== WHAT YOU ARE ASKED TO DO ==
Could the lines from the start of the data through the line with "from matplotlib.ticker import" be set down exactly, with no pictures among them?

BEGIN INFORMATION SHOWN

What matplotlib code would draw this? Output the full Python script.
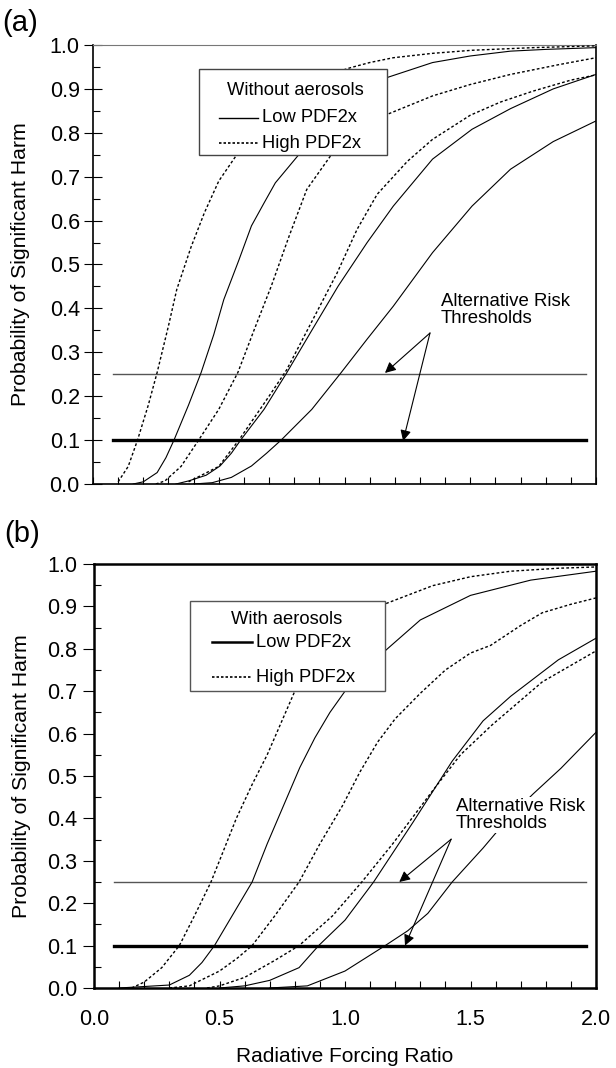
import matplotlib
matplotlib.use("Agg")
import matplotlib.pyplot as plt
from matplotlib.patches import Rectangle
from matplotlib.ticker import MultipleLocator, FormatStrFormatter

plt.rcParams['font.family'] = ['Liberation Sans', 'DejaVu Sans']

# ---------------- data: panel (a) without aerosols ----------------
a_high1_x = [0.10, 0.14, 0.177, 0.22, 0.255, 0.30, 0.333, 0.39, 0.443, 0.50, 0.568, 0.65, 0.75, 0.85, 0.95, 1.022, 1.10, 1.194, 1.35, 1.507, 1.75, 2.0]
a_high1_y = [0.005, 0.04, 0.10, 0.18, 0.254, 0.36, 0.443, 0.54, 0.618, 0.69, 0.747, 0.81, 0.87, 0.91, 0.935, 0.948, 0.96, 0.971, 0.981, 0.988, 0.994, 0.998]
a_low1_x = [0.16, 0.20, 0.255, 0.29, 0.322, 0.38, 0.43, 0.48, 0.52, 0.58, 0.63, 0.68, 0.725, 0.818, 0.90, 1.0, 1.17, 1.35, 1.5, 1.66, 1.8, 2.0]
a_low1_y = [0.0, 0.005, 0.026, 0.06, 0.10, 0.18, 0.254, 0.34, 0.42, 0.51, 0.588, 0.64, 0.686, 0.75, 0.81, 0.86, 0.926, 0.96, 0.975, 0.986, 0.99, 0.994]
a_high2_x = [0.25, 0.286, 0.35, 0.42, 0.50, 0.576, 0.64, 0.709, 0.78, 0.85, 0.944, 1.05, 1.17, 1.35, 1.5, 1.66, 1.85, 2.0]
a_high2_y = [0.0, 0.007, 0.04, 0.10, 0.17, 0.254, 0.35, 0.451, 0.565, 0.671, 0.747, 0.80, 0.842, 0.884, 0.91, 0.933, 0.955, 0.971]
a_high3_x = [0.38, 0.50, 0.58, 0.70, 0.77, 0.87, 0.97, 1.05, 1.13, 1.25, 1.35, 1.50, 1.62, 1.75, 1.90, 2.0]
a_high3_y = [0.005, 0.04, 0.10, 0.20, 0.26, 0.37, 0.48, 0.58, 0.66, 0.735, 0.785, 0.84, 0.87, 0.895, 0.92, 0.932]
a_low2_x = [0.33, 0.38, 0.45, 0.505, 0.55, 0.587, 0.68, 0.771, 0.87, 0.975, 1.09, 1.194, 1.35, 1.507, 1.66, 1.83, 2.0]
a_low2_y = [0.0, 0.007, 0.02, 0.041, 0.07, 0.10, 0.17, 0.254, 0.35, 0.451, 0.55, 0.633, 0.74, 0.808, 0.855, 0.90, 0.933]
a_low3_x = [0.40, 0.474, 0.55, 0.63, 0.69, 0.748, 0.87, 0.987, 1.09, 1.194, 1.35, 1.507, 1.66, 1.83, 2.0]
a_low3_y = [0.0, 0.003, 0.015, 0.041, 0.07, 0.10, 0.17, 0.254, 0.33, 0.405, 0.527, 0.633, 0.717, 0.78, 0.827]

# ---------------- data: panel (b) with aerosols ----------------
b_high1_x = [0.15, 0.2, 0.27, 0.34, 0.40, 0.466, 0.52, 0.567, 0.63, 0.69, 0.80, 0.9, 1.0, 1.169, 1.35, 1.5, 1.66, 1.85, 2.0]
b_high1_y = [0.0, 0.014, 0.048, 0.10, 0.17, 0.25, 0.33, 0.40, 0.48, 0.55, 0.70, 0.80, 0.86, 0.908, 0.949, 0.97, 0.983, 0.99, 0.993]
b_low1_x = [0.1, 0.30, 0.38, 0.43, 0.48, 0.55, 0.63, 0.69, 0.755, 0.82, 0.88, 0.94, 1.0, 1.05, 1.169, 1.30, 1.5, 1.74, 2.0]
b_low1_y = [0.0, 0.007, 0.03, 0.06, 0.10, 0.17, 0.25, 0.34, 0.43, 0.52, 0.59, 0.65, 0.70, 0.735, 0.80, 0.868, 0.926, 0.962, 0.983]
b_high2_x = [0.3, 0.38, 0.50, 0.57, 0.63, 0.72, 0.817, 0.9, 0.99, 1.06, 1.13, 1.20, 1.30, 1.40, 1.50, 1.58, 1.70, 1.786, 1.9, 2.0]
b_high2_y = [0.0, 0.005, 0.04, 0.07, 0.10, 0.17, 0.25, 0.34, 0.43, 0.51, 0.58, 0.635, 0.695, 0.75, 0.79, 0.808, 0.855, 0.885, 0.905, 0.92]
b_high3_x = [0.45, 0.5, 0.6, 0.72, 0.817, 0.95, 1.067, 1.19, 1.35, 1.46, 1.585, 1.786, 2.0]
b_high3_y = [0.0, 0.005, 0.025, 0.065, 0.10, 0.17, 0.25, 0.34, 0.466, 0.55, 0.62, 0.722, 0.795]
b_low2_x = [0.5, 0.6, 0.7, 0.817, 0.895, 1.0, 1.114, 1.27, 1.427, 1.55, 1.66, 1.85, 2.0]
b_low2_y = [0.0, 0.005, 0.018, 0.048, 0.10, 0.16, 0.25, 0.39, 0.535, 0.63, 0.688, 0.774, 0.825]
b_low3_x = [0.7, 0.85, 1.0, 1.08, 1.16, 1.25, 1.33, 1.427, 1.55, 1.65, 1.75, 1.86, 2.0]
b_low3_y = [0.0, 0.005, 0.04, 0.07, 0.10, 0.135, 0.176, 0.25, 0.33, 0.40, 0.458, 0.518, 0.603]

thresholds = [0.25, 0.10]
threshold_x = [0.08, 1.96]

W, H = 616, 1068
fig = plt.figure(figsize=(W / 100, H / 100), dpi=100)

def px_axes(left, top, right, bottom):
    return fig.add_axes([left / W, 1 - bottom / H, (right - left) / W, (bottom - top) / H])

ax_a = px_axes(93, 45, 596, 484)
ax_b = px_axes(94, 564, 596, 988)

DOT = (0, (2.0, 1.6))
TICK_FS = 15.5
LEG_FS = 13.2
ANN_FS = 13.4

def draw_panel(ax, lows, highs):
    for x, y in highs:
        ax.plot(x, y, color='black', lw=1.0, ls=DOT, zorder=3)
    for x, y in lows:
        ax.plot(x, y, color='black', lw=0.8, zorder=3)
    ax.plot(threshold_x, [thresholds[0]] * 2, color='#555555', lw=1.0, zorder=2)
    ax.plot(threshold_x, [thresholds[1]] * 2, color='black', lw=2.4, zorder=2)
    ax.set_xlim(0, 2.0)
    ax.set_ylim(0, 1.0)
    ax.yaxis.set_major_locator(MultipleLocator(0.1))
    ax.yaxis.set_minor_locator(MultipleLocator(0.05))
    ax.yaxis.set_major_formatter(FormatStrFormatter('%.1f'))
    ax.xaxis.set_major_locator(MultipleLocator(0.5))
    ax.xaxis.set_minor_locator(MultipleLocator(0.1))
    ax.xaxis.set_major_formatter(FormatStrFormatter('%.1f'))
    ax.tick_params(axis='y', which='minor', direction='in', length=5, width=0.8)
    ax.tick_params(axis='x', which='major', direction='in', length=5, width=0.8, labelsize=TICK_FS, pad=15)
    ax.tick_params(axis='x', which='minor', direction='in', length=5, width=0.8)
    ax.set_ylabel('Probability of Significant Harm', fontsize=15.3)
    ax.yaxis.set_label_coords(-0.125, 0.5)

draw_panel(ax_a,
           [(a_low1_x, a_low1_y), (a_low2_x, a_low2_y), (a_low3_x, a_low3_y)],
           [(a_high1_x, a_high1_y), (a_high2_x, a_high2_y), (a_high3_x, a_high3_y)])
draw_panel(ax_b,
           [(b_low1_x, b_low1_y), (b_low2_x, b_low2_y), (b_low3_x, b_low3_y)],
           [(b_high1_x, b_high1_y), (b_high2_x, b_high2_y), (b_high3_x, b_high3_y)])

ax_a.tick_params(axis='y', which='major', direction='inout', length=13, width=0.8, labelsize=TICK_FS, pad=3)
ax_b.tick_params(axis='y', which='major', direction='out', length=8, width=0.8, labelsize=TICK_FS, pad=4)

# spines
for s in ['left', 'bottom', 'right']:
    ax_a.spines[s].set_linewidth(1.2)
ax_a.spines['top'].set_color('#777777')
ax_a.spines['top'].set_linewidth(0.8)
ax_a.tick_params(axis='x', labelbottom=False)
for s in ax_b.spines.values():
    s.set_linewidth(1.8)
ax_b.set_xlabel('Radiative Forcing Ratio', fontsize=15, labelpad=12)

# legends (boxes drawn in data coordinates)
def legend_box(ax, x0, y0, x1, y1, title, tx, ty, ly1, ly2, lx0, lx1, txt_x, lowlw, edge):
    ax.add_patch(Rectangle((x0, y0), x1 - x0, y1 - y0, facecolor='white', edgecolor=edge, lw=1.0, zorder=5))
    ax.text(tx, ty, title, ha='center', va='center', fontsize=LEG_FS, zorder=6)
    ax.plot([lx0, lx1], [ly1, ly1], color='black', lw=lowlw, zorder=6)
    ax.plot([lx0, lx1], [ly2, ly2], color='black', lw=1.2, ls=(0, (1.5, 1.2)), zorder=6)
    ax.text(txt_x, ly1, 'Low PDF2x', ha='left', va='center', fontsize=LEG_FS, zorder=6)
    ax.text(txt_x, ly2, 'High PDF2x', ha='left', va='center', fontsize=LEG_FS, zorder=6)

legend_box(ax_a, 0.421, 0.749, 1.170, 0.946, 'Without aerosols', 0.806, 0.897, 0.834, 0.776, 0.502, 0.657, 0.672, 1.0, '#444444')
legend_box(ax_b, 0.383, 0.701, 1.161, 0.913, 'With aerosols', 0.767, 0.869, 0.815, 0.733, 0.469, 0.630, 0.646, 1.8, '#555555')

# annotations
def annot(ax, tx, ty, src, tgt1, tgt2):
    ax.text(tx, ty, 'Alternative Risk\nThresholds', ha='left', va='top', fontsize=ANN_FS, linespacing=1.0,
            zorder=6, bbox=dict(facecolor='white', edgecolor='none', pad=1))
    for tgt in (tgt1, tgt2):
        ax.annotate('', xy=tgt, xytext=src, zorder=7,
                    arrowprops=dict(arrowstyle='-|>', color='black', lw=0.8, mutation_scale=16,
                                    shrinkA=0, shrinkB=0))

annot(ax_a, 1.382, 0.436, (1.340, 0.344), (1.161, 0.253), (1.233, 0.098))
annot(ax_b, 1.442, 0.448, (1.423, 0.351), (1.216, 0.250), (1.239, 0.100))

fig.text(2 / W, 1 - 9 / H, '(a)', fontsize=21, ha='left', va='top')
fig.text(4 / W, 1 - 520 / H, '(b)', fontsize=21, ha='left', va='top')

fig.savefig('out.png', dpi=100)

END INFORMATION SHOWN

== ANSWER FOR THE TASK ==
What matplotlib code would draw this? Output the full Python script.
import matplotlib
matplotlib.use("Agg")
import matplotlib.pyplot as plt
from matplotlib.patches import Rectangle
from matplotlib.ticker import MultipleLocator, FormatStrFormatter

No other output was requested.